▸ GIVEN PROBLEM
Please print exactly the lines below, from the start of the material up to and including the line with "from matplotlib.ticker import NullFormatter", but none of the pictures.
— Start of DATA EXTRACT —
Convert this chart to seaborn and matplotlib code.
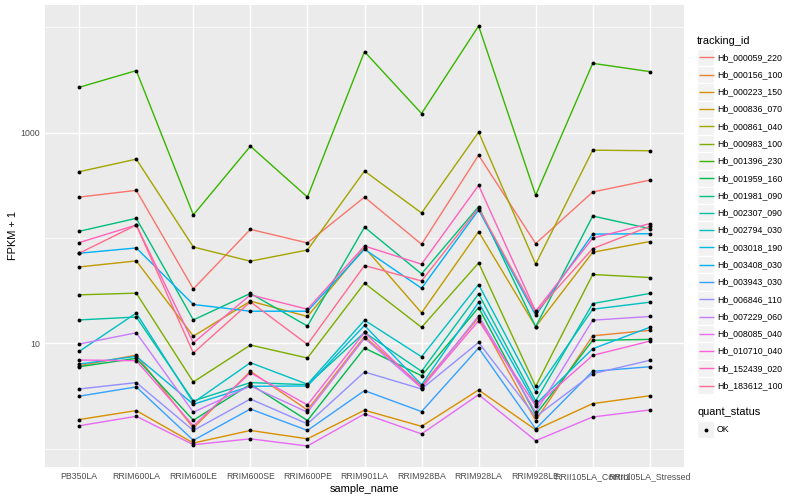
import numpy as np
import pandas as pd
import matplotlib
matplotlib.use("Agg")
import matplotlib.pyplot as plt
import seaborn as sns
from matplotlib.patches import Rectangle
from matplotlib.ticker import NullFormatter

# ---------------- data ----------------
samples = ["PB350LA", "RRIM600LA", "RRIM600LE", "RRIM600SE", "RRIM600PE",
           "RRIM901LA", "RRIM928BA", "RRIM928LA", "RRIM928LE",
           "RRII105LA_Control", "RRII105LA_Stressed"]

tracking_ids = ["Hb_000059_220", "Hb_000156_100", "Hb_000223_150", "Hb_000836_070",
                "Hb_000861_040", "Hb_000983_100", "Hb_001396_230", "Hb_001959_160",
                "Hb_001981_090", "Hb_002307_090", "Hb_002794_030", "Hb_003018_190",
                "Hb_003408_030", "Hb_003943_030", "Hb_006846_110", "Hb_007229_060",
                "Hb_008085_040", "Hb_010710_040", "Hb_152439_020", "Hb_183612_100"]

# FPKM + 1 per sample
hb_000059_220 = [245, 284, 32.9, 121, 89.9, 245, 87.3, 613, 88.7, 274, 355]
hb_000156_100 = [6.13, 7.75, 1.57, 5.43, 2.33, 11.6, 3.94, 17.6, 1.85, 11.8, 13.3]
hb_000223_150 = [1.89, 2.30, 1.13, 1.49, 1.24, 2.32, 1.63, 3.61, 1.51, 2.68, 3.18]
hb_000836_070 = [53.2, 60.7, 11.7, 25.2, 18.0, 81.3, 19.5, 115, 14.4, 73.3, 92.7]
hb_000861_040 = [427, 562, 82.3, 60.3, 77.1, 433, 173, 1013, 56.5, 684, 675]
hb_000983_100 = [28.9, 30.0, 4.30, 9.64, 7.26, 37.3, 14.2, 58.1, 3.91, 45.1, 42.2]
hb_001396_230 = [2705, 3895, 166, 746, 245, 5898, 1524, 10332, 255, 4567, 3811]
hb_001959_160 = [6.00, 7.21, 1.86, 4.09, 1.85, 9.03, 4.93, 21.9, 2.10, 10.7, 10.9]
hb_001981_090 = [116, 154, 16.7, 29.8, 14.6, 127, 45.7, 199, 14.4, 162, 123]
hb_002307_090 = [16.7, 17.8, 2.84, 4.24, 4.05, 12.7, 5.43, 29.5, 2.84, 23.9, 29.8]
hb_002794_030 = [8.40, 19.4, 2.74, 6.55, 4.09, 16.6, 7.46, 36.2, 3.48, 21.1, 24.6]
hb_003018_190 = [6.36, 7.53, 2.64, 3.91, 3.94, 14.8, 4.05, 24.5, 2.64, 8.89, 14.2]
hb_003408_030 = [71.8, 80.6, 23.4, 20.2, 20.2, 78.3, 33.4, 185, 18.5, 109, 110]
hb_003943_030 = [3.15, 3.86, 1.20, 2.38, 1.49, 3.56, 2.25, 9.03, 1.54, 5.43, 6.00]
hb_006846_110 = [3.69, 4.24, 1.49, 2.96, 1.72, 5.35, 3.69, 10.2, 2.01, 5.15, 6.90]
hb_007229_060 = [9.85, 12.6, 2.22, 3.94, 2.22, 11.2, 3.77, 18.3, 2.22, 16.6, 18.0]
hb_008085_040 = [1.65, 2.03, 1.09, 1.24, 1.06, 2.14, 1.38, 3.26, 1.19, 2.00, 2.33]
hb_010710_040 = [6.95, 6.84, 1.65, 5.26, 2.60, 12.7, 3.79, 16.4, 2.56, 7.69, 10.5]
hb_152439_020 = [90.6, 133, 10.1, 28.9, 21.1, 84.1, 56.5, 317, 20.2, 100, 137]
hb_183612_100 = [71.8, 133, 8.09, 24.8, 9.78, 54.8, 39.2, 192, 19.7, 79.5, 129]

palette = ["#F8766D", "#EA8331", "#D89000", "#C09B00", "#A3A500", "#7CAE00",
           "#39B600", "#00BB4E", "#00BF7D", "#00C1A3", "#00BFC4", "#00BAE0",
           "#00B0F6", "#35A2FF", "#9590FF", "#C77CFF", "#E76BF3", "#FA62DB",
           "#FF62BC", "#FF6C91"]

quant_levels = ["OK"]

series = [hb_000059_220, hb_000156_100, hb_000223_150, hb_000836_070, hb_000861_040,
          hb_000983_100, hb_001396_230, hb_001959_160, hb_001981_090, hb_002307_090,
          hb_002794_030, hb_003018_190, hb_003408_030, hb_003943_030, hb_006846_110,
          hb_007229_060, hb_008085_040, hb_010710_040, hb_152439_020, hb_183612_100]

rows = []
for tid, vals in zip(tracking_ids, series):
    for i, (s, v) in enumerate(zip(samples, vals)):
        rows.append({"tracking_id": tid, "sample_name": s, "pos": i,
                     "fpkm1": v, "quant_status": "OK"})
df = pd.DataFrame(rows)

# ---------------- figure ----------------
sns.set_theme(style="darkgrid")
plt.rcParams['font.family'] = ['Liberation Sans', 'DejaVu Sans']

W, H = 800, 500
fig = plt.figure(figsize=(W / 72, H / 72), dpi=72)
fig.patch.set_facecolor("white")
ax = fig.add_axes([45 / W, 1 - 467 / H, 639 / W, 462 / H])
ax.set_facecolor("#EBEBEB")
for sp in ax.spines.values():
    sp.set_visible(False)

sns.lineplot(data=df, x="pos", y="fpkm1", hue="tracking_id", hue_order=tracking_ids,
             palette=palette, linewidth=1.4, estimator=None, sort=False,
             legend=False, ax=ax, zorder=2)
sns.scatterplot(data=df, x="pos", y="fpkm1", color="black", s=15, linewidth=0,
                legend=False, ax=ax, zorder=3)

ax.set_yscale("log")
lo, hi = np.log10(df["fpkm1"].min()), np.log10(df["fpkm1"].max())
pad = 0.05 * (hi - lo)
ax.set_ylim(10 ** (lo - pad), 10 ** (hi + pad))
ax.set_xlim(-0.6, len(samples) - 1 + 0.6)

ax.set_xticks(range(len(samples)))
ax.set_xticklabels(samples)
ax.set_yticks([10, 1000])
ax.set_yticklabels(["10", "1000"])
ax.set_yticks([1, 100, 10000], minor=True)
ax.yaxis.set_minor_formatter(NullFormatter())
ax.tick_params(axis="both", which="major", length=2.75, width=1.0, color="#333333",
               labelsize=8.8, labelcolor="#4D4D4D", pad=2.2)
ax.tick_params(axis="y", which="minor", length=0)

ax.set_axisbelow(True)
ax.grid(False)
ax.grid(True, which="major", axis="both", color="white", linewidth=1.42)
ax.yaxis.grid(True, which="minor", color="white", linewidth=0.71)

ax.set_xlabel("sample_name", fontsize=11, color="black", labelpad=2.75)
ax.set_ylabel("FPKM + 1", fontsize=11, color="black", labelpad=2.75)

# ---------------- legends ----------------
lax = fig.add_axes([0, 0, 1, 1])
lax.set_xlim(0, W)
lax.set_ylim(H, 0)
lax.axis("off")

lax.text(697, 40.5, "tracking_id", fontsize=11, ha="left", va="center", color="black")
key = 17.28
y0 = 57.3
for i, (tid, c) in enumerate(zip(tracking_ids, palette)):
    yc = y0 + i * key
    lax.add_patch(Rectangle((697, yc - key / 2), key, key, facecolor="#F2F2F2",
                            edgecolor="white", linewidth=1.2))
    lax.plot([698.7, 713.9], [yc, yc], color=c, linewidth=1.4, solid_capstyle="butt")
    lax.text(716.8, yc, tid, fontsize=8.8, ha="left", va="center", color="black")

lax.text(697, 412, "quant_status", fontsize=11, ha="left", va="center", color="black")
yc = 429.5
for lvl in quant_levels:
    lax.add_patch(Rectangle((697, yc - key / 2), key, key, facecolor="#F2F2F2",
                            edgecolor="white", linewidth=1.2))
    lax.scatter([697 + key / 2], [yc], s=15, color="black", linewidth=0)
    lax.text(716.8, yc, lvl, fontsize=8.8, ha="left", va="center", color="black")

fig.savefig("out.png", dpi=72, facecolor="white")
— End of DATA EXTRACT —
▸ RIGHT ANSWER
Convert this chart to seaborn and matplotlib code.
import numpy as np
import pandas as pd
import matplotlib
matplotlib.use("Agg")
import matplotlib.pyplot as plt
import seaborn as sns
from matplotlib.patches import Rectangle
from matplotlib.ticker import NullFormatter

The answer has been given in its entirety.